**Work required**
Return, without pictures, the lines from the start of the data through the one that contains "const BIN_WIDTH = 5;".

++++ Given material ++++

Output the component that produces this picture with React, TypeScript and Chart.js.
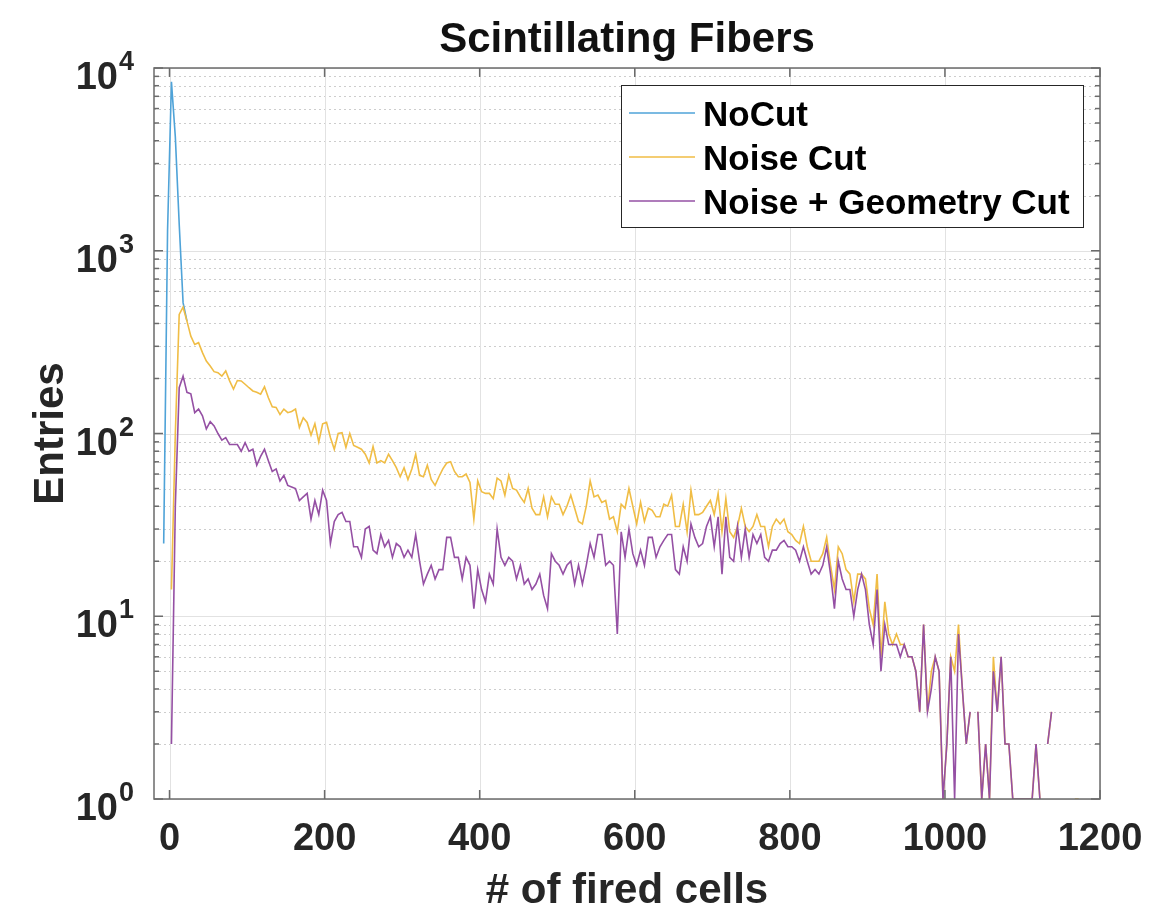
import React, { useEffect, useRef } from "react";
import { Chart, registerables } from "chart.js";

Chart.register(...registerables);

// ---------- data ----------
const BIN_START = -7.5; // centre of first histogram bin
const BIN_WIDTH = 5;

const TITLE = "Scintillating Fibers";
const X_LABEL = "# of fired cells";
const Y_LABEL = "Entries";
const SERIES_LABELS = ["NoCut", "Noise Cut", "Noise + Geometry Cut"];
const SERIES_COLORS = ["#4fa3d8", "#f0bd45", "#9550a4"];

const X_TICKS = [0, 200, 400, 600, 800, 1000, 1200];
const Y_TICK_EXPONENTS = [0, 1, 2, 3, 4];

// NoCut: only visible where it differs from Noise Cut (first bins)
const noCut = [25, 1300, 8400, 4200, 1400, 520, 412];

const noiseCut = [
  null, null, 14, 100, 448, 491, 412, 341, 307, 314,
  277, 249, 234, 218, 215, 206, 220, 194, 175, 195,
  194, 186, 178, 171, 168, 164, 180, 157, 140, 139,
  127, 136, 130, 132, 136, 108, 122, 115, 98, 113,
  90, 113, 115, 95, 82, 100, 101, 84, 100, 86,
  84, 82, 77, 69, 85, 69, 71, 69, 77, 71,
  65, 58, 65, 56, 64, 77, 59, 58, 67, 56,
  52, 58, 64, 69, 70, 62, 58, 58, 60, 54,
  34, 55, 48, 47, 47, 44, 57, 55, 46, 59,
  50, 49, 45, 42, 50, 39, 36, 36, 45, 35,
  45, 41, 41, 36, 40, 46, 39, 33, 32, 40,
  55, 45, 46, 42, 43, 34, 35, 29, 41, 39,
  50, 40, 32, 42, 33, 39, 38, 35, 35, 41,
  40, 46, 31, 31, 41, 29, 49, 36, 36, 37,
  40, 43, 36, 47, 29, 44, 29, 27, 31, 39,
  31, 29, 31, 36, 31, 31, 24, 31, 34, 32,
  34, 29, 28, 26, 25, 31, 24, 20, 20, 20,
  22, 27, 19, 14, 24, 22, 18, 17, 12, 17,
  17, 16, 11, 9, 17, 6, 12, 8, 7, 8,
  7, 7, 6, 6, 5, 3, 9, 3, 5, 6,
  5, 1, 2, 6, 5, 9, 4, 2, 3, null,
  3, 1, 2, 1, 6, 3, 6, 2, 2, 1,
  1, 1, 1, 1, 1, 2, 1, null, 2, 3,
  null, null, null, null, null, 1, 1,
];

const noiseGeometryCut = [
  null, null, 2, 40, 178, 206, 168, 165, 130, 136,
  125, 106, 116, 110, 100, 92, 95, 87, 87, 87,
  80, 89, 80, 82, 67, 75, 82, 71, 62, 64,
  55, 59, 52, 51, 50, 43, 45, 47, 34, 43,
  36, 49, 43, 25, 33, 36, 37, 33, 33, 24,
  24, 21, 30, 31, 23, 22, 28, 24, 26, 21,
  25, 24, 21, 23, 21, 28, 20, 15, 17, 19,
  16, 18, 18, 27, 27, 21, 21, 16, 21, 19,
  11, 18, 14, 12, 17, 15, 30, 21, 19, 21,
  20, 16, 19, 15, 16, 14, 15, 17, 13, 11,
  22, 20, 19, 17, 19, 20, 15, 19, 15, 19,
  25, 21, 28, 28, 19, 20, 19, 8, 29, 21,
  30, 22, 19, 23, 19, 27, 27, 21, 24, 26,
  28, 28, 18, 17, 24, 20, 32, 27, 24, 25,
  31, 35, 24, 35, 17, 35, 21, 20, 31, 21,
  30, 21, 28, 25, 28, 21, 20, 23, 23, 25,
  26, 24, 24, 23, 20, 24, 20, 17, 18, 17,
  19, 24, 17, 11, 20, 16, 14, 14, 10, 14,
  17, 14, 9, 7, 14, 5, 9, 7, 7, 7,
  6, 7, 6, 6, 5, 3, 9, 3, 4, 6,
  5, 1, 2, 6, 1, 8, 4, 2, 3, null,
  3, 1, 2, 1, 5, 3, 6, 2, 2, 1,
  1, 1, 1, 1, 1, 2, 1, null, 2, 3,
];

// ---------- layout / style ----------
const W = 1176;
const H = 922;
const FONT = "'Liberation Sans', Arial, Helvetica, sans-serif";
const TEXT = "#262626";
const AXIS = "#6b6b6b";

const toPoints = (arr: (number | null)[]) =>
  arr.map((v, i) => ({ x: BIN_START + i * BIN_WIDTH, y: v }));

const seg = (ctx: CanvasRenderingContext2D, x1: number, y1: number, x2: number, y2: number) => {
  ctx.beginPath();
  ctx.moveTo(x1, y1);
  ctx.lineTo(x2, y2);
  ctx.stroke();
};

const matlabPlugin = {
  id: "matlabAxes",
  beforeDatasetsDraw(chart: any) {
    const { ctx, chartArea: a, scales } = chart;
    const xs = scales.x;
    const ys = scales.y;
    ctx.save();
    ctx.lineWidth = 1;
    // minor y grid (dotted)
    ctx.strokeStyle = "#cdcdcd";
    ctx.setLineDash([2, 3]);
    for (let e = 0; e < 4; e++) {
      for (let m = 2; m <= 9; m++) {
        const y = Math.round(ys.getPixelForValue(m * Math.pow(10, e))) + 0.5;
        seg(ctx, a.left, y, a.right, y);
      }
    }
    ctx.setLineDash([]);
    ctx.strokeStyle = "#e2e2e2";
    for (const e of Y_TICK_EXPONENTS) {
      const y = Math.round(ys.getPixelForValue(Math.pow(10, e))) + 0.5;
      seg(ctx, a.left, y, a.right, y);
    }
    for (const v of X_TICKS) {
      const x = Math.round(xs.getPixelForValue(v)) + 0.5;
      seg(ctx, x, a.top, x, a.bottom);
    }
    ctx.restore();
  },
  afterDatasetsDraw(chart: any) {
    const { ctx, chartArea: a, scales } = chart;
    const xs = scales.x;
    const ys = scales.y;
    ctx.save();
    // axes box
    ctx.strokeStyle = AXIS;
    ctx.lineWidth = 1.5;
    ctx.strokeRect(a.left, a.top, a.right - a.left, a.bottom - a.top);
    // x ticks (bottom + top, inward)
    for (const v of X_TICKS) {
      const x = xs.getPixelForValue(v);
      seg(ctx, x, a.bottom, x, a.bottom - 9);
      seg(ctx, x, a.top, x, a.top + 9);
    }
    // y ticks
    for (let e = 0; e <= 4; e++) {
      const y = ys.getPixelForValue(Math.pow(10, e));
      seg(ctx, a.left, y, a.left + 9, y);
      seg(ctx, a.right, y, a.right - 9, y);
      if (e < 4) {
        for (let m = 2; m <= 9; m++) {
          const ym = ys.getPixelForValue(m * Math.pow(10, e));
          seg(ctx, a.left, ym, a.left + 5, ym);
          seg(ctx, a.right, ym, a.right - 5, ym);
        }
      }
    }

    // legend
    const lx = 621.5, ly = 85.5, lw = 462, lh = 142;
    ctx.fillStyle = "#ffffff";
    ctx.fillRect(lx, ly, lw, lh);
    ctx.strokeStyle = "#262626";
    ctx.lineWidth = 1;
    ctx.strokeRect(lx, ly, lw, lh);
    const rows = [113, 157, 201];
    ctx.font = `bold 35px ${FONT}`;
    ctx.textAlign = "left";
    ctx.textBaseline = "alphabetic";
    SERIES_LABELS.forEach((label, i) => {
      ctx.strokeStyle = SERIES_COLORS[i];
      ctx.lineWidth = 1.6;
      seg(ctx, 629, rows[i], 695, rows[i]);
      ctx.fillStyle = "#000000";
      ctx.fillText(label, 703, rows[i] + 12.5);
    });

    // x tick labels
    ctx.fillStyle = TEXT;
    ctx.font = `bold 38px ${FONT}`;
    ctx.textAlign = "center";
    for (const v of X_TICKS) {
      ctx.fillText(String(v), xs.getPixelForValue(v), a.bottom + 51);
    }
    // y tick labels 10^e
    for (const e of Y_TICK_EXPONENTS) {
      const y = ys.getPixelForValue(Math.pow(10, e));
      ctx.font = `bold 38px ${FONT}`;
      ctx.textAlign = "right";
      ctx.fillText("10", 118, y + 21);
      ctx.font = `bold 27px ${FONT}`;
      ctx.textAlign = "left";
      ctx.fillText(String(e), 119, y + 2);
    }
    // axis titles
    ctx.font = `bold 42px ${FONT}`;
    ctx.textAlign = "center";
    ctx.fillText(X_LABEL, (a.left + a.right) / 2, 903);
    ctx.save();
    ctx.translate(63, (a.top + a.bottom) / 2);
    ctx.rotate(-Math.PI / 2);
    ctx.fillText(Y_LABEL, 0, 0);
    ctx.restore();
    // title
    ctx.fillStyle = "#111111";
    ctx.fillText(TITLE, (a.left + a.right) / 2, 52);
    ctx.restore();
  },
};

export default function App() {
  const canvasRef = useRef<HTMLCanvasElement | null>(null);

  useEffect(() => {
    document.body.style.margin = "0";
    const canvas = canvasRef.current;
    if (!canvas) return;
    const mk = (i: number, arr: (number | null)[], order: number) => ({
      label: SERIES_LABELS[i],
      data: toPoints(arr),
      borderColor: SERIES_COLORS[i],
      backgroundColor: SERIES_COLORS[i],
      borderWidth: 1.6,
      pointRadius: 0,
      tension: 0,
      spanGaps: false,
      order,
    });
    const chart = new Chart(canvas, {
      type: "line",
      data: {
        datasets: [
          mk(0, noCut, 3),
          mk(1, noiseCut, 2),
          mk(2, noiseGeometryCut, 1),
        ],
      },
      options: {
        responsive: false,
        animation: false,
        devicePixelRatio: 1,
        parsing: true,
        layout: { padding: { top: 68, right: 76, left: 0, bottom: 0 } },
        plugins: {
          legend: { display: false },
          tooltip: { enabled: false },
          title: { display: false },
        },
        scales: {
          x: {
            type: "linear",
            min: -20,
            max: 1200,
            grid: { display: false },
            border: { display: false },
            ticks: { display: false },
            afterFit: (s: any) => {
              s.height = 123;
            },
          },
          y: {
            type: "logarithmic",
            min: 1,
            max: 10000,
            grid: { display: false },
            border: { display: false },
            ticks: { display: false },
            afterFit: (s: any) => {
              s.width = 154;
            },
          },
        },
      } as any,
      plugins: [matlabPlugin],
    });
    return () => chart.destroy();
  }, []);

  return (
    <div style={{ width: W, height: H, background: "#ffffff" }}>
      <canvas ref={canvasRef} width={W} height={H} style={{ width: W, height: H, display: "block" }} />
    </div>
  );
}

++++

**Solution to this exercise**
Output the component that produces this picture with React, TypeScript and Chart.js.
import React, { useEffect, useRef } from "react";
import { Chart, registerables } from "chart.js";

Chart.register(...registerables);

// ---------- data ----------
const BIN_START = -7.5; // centre of first histogram bin
const BIN_WIDTH = 5;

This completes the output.